--- start of Given material ---

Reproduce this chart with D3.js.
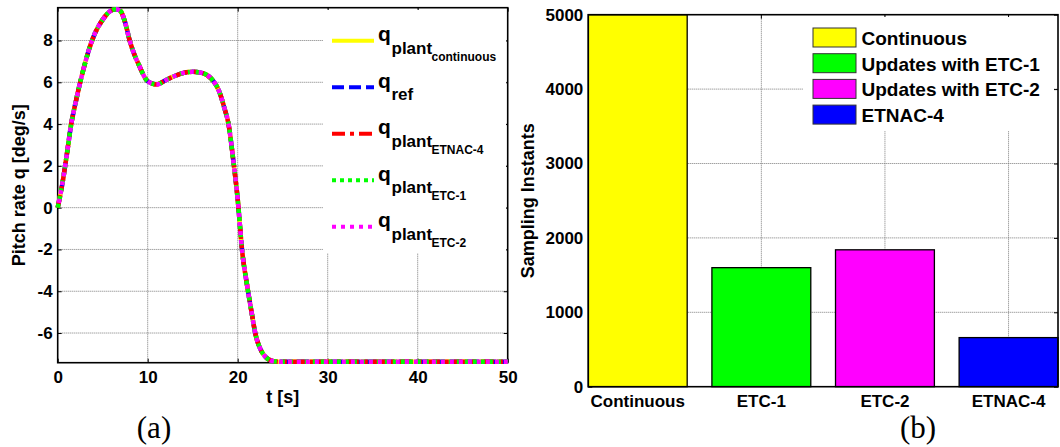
<!DOCTYPE html>
<html>
<head>
<meta charset="utf-8">
<script src="https://cdn.jsdelivr.net/npm/d3@7"></script>
<style>
  html, body { margin: 0; padding: 0; background: #fff; }
  svg { display: block; }
  text { font-family: "Liberation Sans", Arial, sans-serif; font-weight: bold; fill: #000; }
  .caption { font-family: "Liberation Serif", "Times New Roman", serif; font-weight: normal; }
</style>
</head>
<body>
<svg id="fig" width="1060" height="447"></svg>
<script>
// ---- (a) pitch-rate response -------------------------------------------
const tSec = [0, 0.5, 1, 1.5, 2, 2.5, 3, 3.5, 4, 5, 6, 6.5, 7, 7.5, 8, 8.5, 9, 10, 11, 12, 13, 14, 15, 16, 17, 18, 18.5, 19, 19.5, 20, 20.5, 21, 21.5, 22, 22.5, 23, 23.5, 24, 25, 30, 40, 50];
const qRef = [0, 1.1, 2.5, 4.0, 5.05, 6.0, 6.85, 7.6, 8.2, 9.0, 9.45, 9.5, 9.4, 8.85, 8.0, 7.35, 6.85, 6.05, 5.9, 6.1, 6.3, 6.45, 6.5, 6.45, 6.2, 5.5, 4.8, 3.95, 2.3, 0.4, -2.1, -3.6, -4.9, -6.1, -6.75, -7.1, -7.28, -7.35, -7.38, -7.38, -7.38, -7.38];
const qPlantContinuous = [0, 1.1, 2.5, 4.0, 5.05, 6.0, 6.85, 7.6, 8.2, 9.0, 9.45, 9.5, 9.4, 8.85, 8.0, 7.35, 6.85, 6.05, 5.9, 6.1, 6.3, 6.45, 6.5, 6.45, 6.2, 5.5, 4.8, 3.95, 2.3, 0.4, -2.1, -3.6, -4.9, -6.1, -6.75, -7.1, -7.28, -7.35, -7.38, -7.38, -7.38, -7.38];
const qPlantEtnac4 = [0, 1.1, 2.5, 4.0, 5.05, 6.0, 6.85, 7.6, 8.2, 9.0, 9.45, 9.5, 9.4, 8.85, 8.0, 7.35, 6.85, 6.05, 5.9, 6.1, 6.3, 6.45, 6.5, 6.45, 6.2, 5.5, 4.8, 3.95, 2.3, 0.4, -2.1, -3.6, -4.9, -6.1, -6.75, -7.1, -7.28, -7.35, -7.38, -7.38, -7.38, -7.38];
const qPlantEtc1 = [0, 1.1, 2.5, 4.0, 5.05, 6.0, 6.85, 7.6, 8.2, 9.0, 9.45, 9.5, 9.4, 8.85, 8.0, 7.35, 6.85, 6.05, 5.9, 6.1, 6.3, 6.45, 6.5, 6.45, 6.2, 5.5, 4.8, 3.95, 2.3, 0.4, -2.1, -3.6, -4.9, -6.1, -6.75, -7.1, -7.28, -7.35, -7.38, -7.38, -7.38, -7.38];
const qPlantEtc2 = [0, 1.1, 2.5, 4.0, 5.05, 6.0, 6.85, 7.6, 8.2, 9.0, 9.45, 9.5, 9.4, 8.85, 8.0, 7.35, 6.85, 6.05, 5.9, 6.1, 6.3, 6.45, 6.5, 6.45, 6.2, 5.5, 4.8, 3.95, 2.3, 0.4, -2.1, -3.6, -4.9, -6.1, -6.75, -7.1, -7.28, -7.35, -7.38, -7.38, -7.38, -7.38];
const tTicks = [0, 10, 20, 30, 40, 50];
const qTicks = [-6, -4, -2, 0, 2, 4, 6, 8];
const tDomain = [0, 50];
const qDomain = [-7.42, 9.57];

// legend entries: main symbol, subscript, second-level subscript
const seriesLegend = [
  { main: "q", sub: "plant", subsub: "continuous" },
  { main: "q", sub: "ref", subsub: "" },
  { main: "q", sub: "plant", subsub: "ETNAC-4" },
  { main: "q", sub: "plant", subsub: "ETC-1" },
  { main: "q", sub: "plant", subsub: "ETC-2" }
];

// ---- (b) number of sampling instants ------------------------------------
const schemes = ["Continuous", "ETC-1", "ETC-2", "ETNAC-4"];
const samplingInstants = [5000, 1600, 1840, 660];
const countTicks = [0, 1000, 2000, 3000, 4000, 5000];
const barLegend = ["Continuous", "Updates with ETC-1", "Updates with ETC-2", "ETNAC-4"];

const svg = d3.select("#fig");
const gridColor = "#7a7a7a";

// ======================= panel (a) =======================
const A = { left: 57.7, right: 507.7, top: 7.7, bottom: 362.7 };
const x = d3.scaleLinear().domain(tDomain).range([A.left, A.right]);
const y = d3.scaleLinear().domain(qDomain).range([A.bottom, A.top]);

const pa = svg.append("g");

// grid
pa.append("g").selectAll("line").data(tTicks.slice(1, -1)).join("line")
  .attr("x1", d => x(d)).attr("x2", d => x(d))
  .attr("y1", A.top).attr("y2", A.bottom)
  .attr("stroke", gridColor).attr("stroke-width", 1).attr("stroke-dasharray", "1,1");
pa.append("g").selectAll("line").data(qTicks).join("line")
  .attr("x1", A.left).attr("x2", A.right)
  .attr("y1", d => y(d)).attr("y2", d => y(d))
  .attr("stroke", gridColor).attr("stroke-width", 1).attr("stroke-dasharray", "1,1");

// axes (inward ticks on all four sides)
const fmt = d => String(d);
pa.append("g").attr("transform", `translate(0,${A.bottom})`)
  .call(d3.axisBottom(x).tickValues(tTicks).tickFormat(fmt).tickSize(-4).tickPadding(8))
  .call(g => g.select(".domain").remove());
pa.append("g").attr("transform", `translate(0,${A.top})`)
  .call(d3.axisTop(x).tickValues(tTicks).tickFormat("").tickSize(-4))
  .call(g => g.select(".domain").remove());
pa.append("g").attr("transform", `translate(${A.left},0)`)
  .call(d3.axisLeft(y).tickValues(qTicks).tickFormat(fmt).tickSize(-4).tickPadding(5))
  .call(g => g.select(".domain").remove());
pa.append("g").attr("transform", `translate(${A.right},0)`)
  .call(d3.axisRight(y).tickValues(qTicks).tickFormat("").tickSize(-4))
  .call(g => g.select(".domain").remove());
pa.selectAll(".tick text").style("font-size", "17px").style("font-family", "Liberation Sans, Arial, sans-serif").style("font-weight", "bold");
pa.selectAll(".tick line").attr("stroke", "#000");

// box
pa.append("rect").attr("x", A.left).attr("y", A.top)
  .attr("width", A.right - A.left).attr("height", A.bottom - A.top)
  .attr("fill", "none").attr("stroke", "#000").attr("stroke-width", 1.6);

// response curves
const series = [
  { values: qPlantContinuous, color: "#ffff00", dash: null, offset: 0 },
  { values: qRef, color: "#0000ff", dash: "12,5", offset: 0 },
  { values: qPlantEtnac4, color: "#ff0000", dash: "13,5,4,5", offset: 0 },
  { values: qPlantEtc1, color: "#00ff00", dash: "4,4", offset: 0 },
  { values: qPlantEtc2, color: "#ff00ff", dash: "4,5", offset: 4 }
];
const line = d3.line().x(d => x(d[0])).y(d => y(d[1])).curve(d3.curveMonotoneX);
pa.append("g").selectAll("path").data(series).join("path")
  .attr("d", s => line(tSec.map((t, i) => [t, s.values[i]])))
  .attr("fill", "none")
  .attr("stroke", s => s.color)
  .attr("stroke-width", 4.5)
  .attr("stroke-dasharray", s => s.dash)
  .attr("stroke-dashoffset", s => s.offset);

// legend
const legA = pa.append("g");
legA.append("rect").attr("x", 323).attr("y", 10).attr("width", 183).attr("height", 243).attr("fill", "#fff");
const rowY0 = 40.7, rowStep = 46.5;
const rows = legA.selectAll("g.row").data(seriesLegend).join("g").attr("class", "row")
  .attr("transform", (d, i) => `translate(0,${rowY0 + i * rowStep})`);
rows.append("line")
  .attr("x1", 332).attr("x2", 374).attr("y1", 0).attr("y2", 0)
  .attr("stroke", (d, i) => series[i].color).attr("stroke-width", 4)
  .attr("stroke-dasharray", (d, i) => series[i].dash);
rows.append("text").attr("x", 378).attr("y", 0.5).style("font-size", "21px").text(d => d.main);
rows.append("text").attr("x", 391.5).attr("y", 13).style("font-size", "17px").text(d => d.sub);
rows.append("text").attr("x", 431.5).attr("y", 20).style("font-size", "12px").text(d => d.subsub);

// labels
pa.append("text").attr("x", (A.left + A.right) / 2).attr("y", 403)
  .attr("text-anchor", "middle").style("font-size", "18px").text("t [s]");
pa.append("text").attr("transform", `translate(25,${(A.top + A.bottom) / 2}) rotate(-90)`)
  .attr("text-anchor", "middle").style("font-size", "18px").text("Pitch rate q [deg/s]");
svg.append("text").attr("class", "caption").attr("x", 154).attr("y", 438)
  .attr("text-anchor", "middle").style("font-size", "31px").text("(a)");

// ======================= panel (b) =======================
const B = { left: 588.3, right: 1058, top: 14.7, bottom: 386.7 };
const xb = d3.scaleBand().domain(schemes).range([B.left, B.right]).paddingInner(0.2).paddingOuter(0);
const yb = d3.scaleLinear().domain([0, 5000]).range([B.bottom, B.top]);
const barColors = ["#ffff00", "#00ff00", "#ff00ff", "#0000ff"];

const pb = svg.append("g");

// grid
pb.append("g").selectAll("line").data(schemes).join("line")
  .attr("x1", d => xb(d) + xb.bandwidth() / 2).attr("x2", d => xb(d) + xb.bandwidth() / 2)
  .attr("y1", B.top).attr("y2", B.bottom)
  .attr("stroke", gridColor).attr("stroke-width", 1).attr("stroke-dasharray", "1,1");
pb.append("g").selectAll("line").data(countTicks.slice(1, -1)).join("line")
  .attr("x1", B.left).attr("x2", B.right)
  .attr("y1", d => yb(d)).attr("y2", d => yb(d))
  .attr("stroke", gridColor).attr("stroke-width", 1).attr("stroke-dasharray", "1,1");

// ticks (drawn beneath the bars)
pb.append("g").attr("transform", `translate(0,${B.bottom})`)
  .call(d3.axisBottom(xb).tickSize(-4).tickPadding(8))
  .call(g => g.select(".domain").remove());
pb.append("g").attr("transform", `translate(0,${B.top})`)
  .call(d3.axisTop(xb).tickFormat("").tickSize(-4))
  .call(g => g.select(".domain").remove());
pb.append("g").attr("transform", `translate(${B.left},0)`)
  .call(d3.axisLeft(yb).tickValues(countTicks).tickFormat(fmt).tickSize(-4).tickPadding(5))
  .call(g => g.select(".domain").remove());
pb.append("g").attr("transform", `translate(${B.right},0)`)
  .call(d3.axisRight(yb).tickValues(countTicks).tickFormat("").tickSize(-4))
  .call(g => g.select(".domain").remove());
pb.selectAll(".tick text").style("font-size", "17px").style("font-family", "Liberation Sans, Arial, sans-serif").style("font-weight", "bold");
pb.selectAll(".tick line").attr("stroke", "#000");

// bars
pb.append("g").selectAll("rect").data(schemes).join("rect")
  .attr("x", d => xb(d)).attr("width", xb.bandwidth())
  .attr("y", (d, i) => yb(samplingInstants[i]))
  .attr("height", (d, i) => yb(0) - yb(samplingInstants[i]))
  .attr("fill", (d, i) => barColors[i])
  .attr("stroke", "#000").attr("stroke-width", 1.3);

// box
pb.append("rect").attr("x", B.left).attr("y", B.top)
  .attr("width", B.right - B.left).attr("height", B.bottom - B.top)
  .attr("fill", "none").attr("stroke", "#000").attr("stroke-width", 1.6);

// legend
const legB = pb.append("g");
legB.append("rect").attr("x", 803).attr("y", 17).attr("width", 251).attr("height", 114).attr("fill", "#fff");
const bRows = legB.selectAll("g.row").data(barLegend).join("g").attr("class", "row")
  .attr("transform", (d, i) => `translate(0,${37.5 + i * 25.7})`);
bRows.append("rect").attr("x", 813).attr("y", -9.5).attr("width", 43).attr("height", 19)
  .attr("fill", (d, i) => barColors[i]).attr("stroke", "#333").attr("stroke-width", 1);
bRows.append("text").attr("x", 861.5).attr("y", 7.5).style("font-size", "19px").text(d => d);

// labels
pb.append("text").attr("transform", `translate(534,${(B.top + B.bottom) / 2}) rotate(-90)`)
  .attr("text-anchor", "middle").style("font-size", "18px").text("Sampling Instants");
svg.append("text").attr("class", "caption").attr("x", 918).attr("y", 438)
  .attr("text-anchor", "middle").style("font-size", "31px").text("(b)");
</script>
</body>
</html>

--- end of Given material ---

# Set exercise
Pick out each line that holds the string "with".

# Answer for this exercise
Reproduce this chart with D3.js.
const barLegend = ["Continuous", "Updates with ETC-1", "Updates with ETC-2", "ETNAC-4"];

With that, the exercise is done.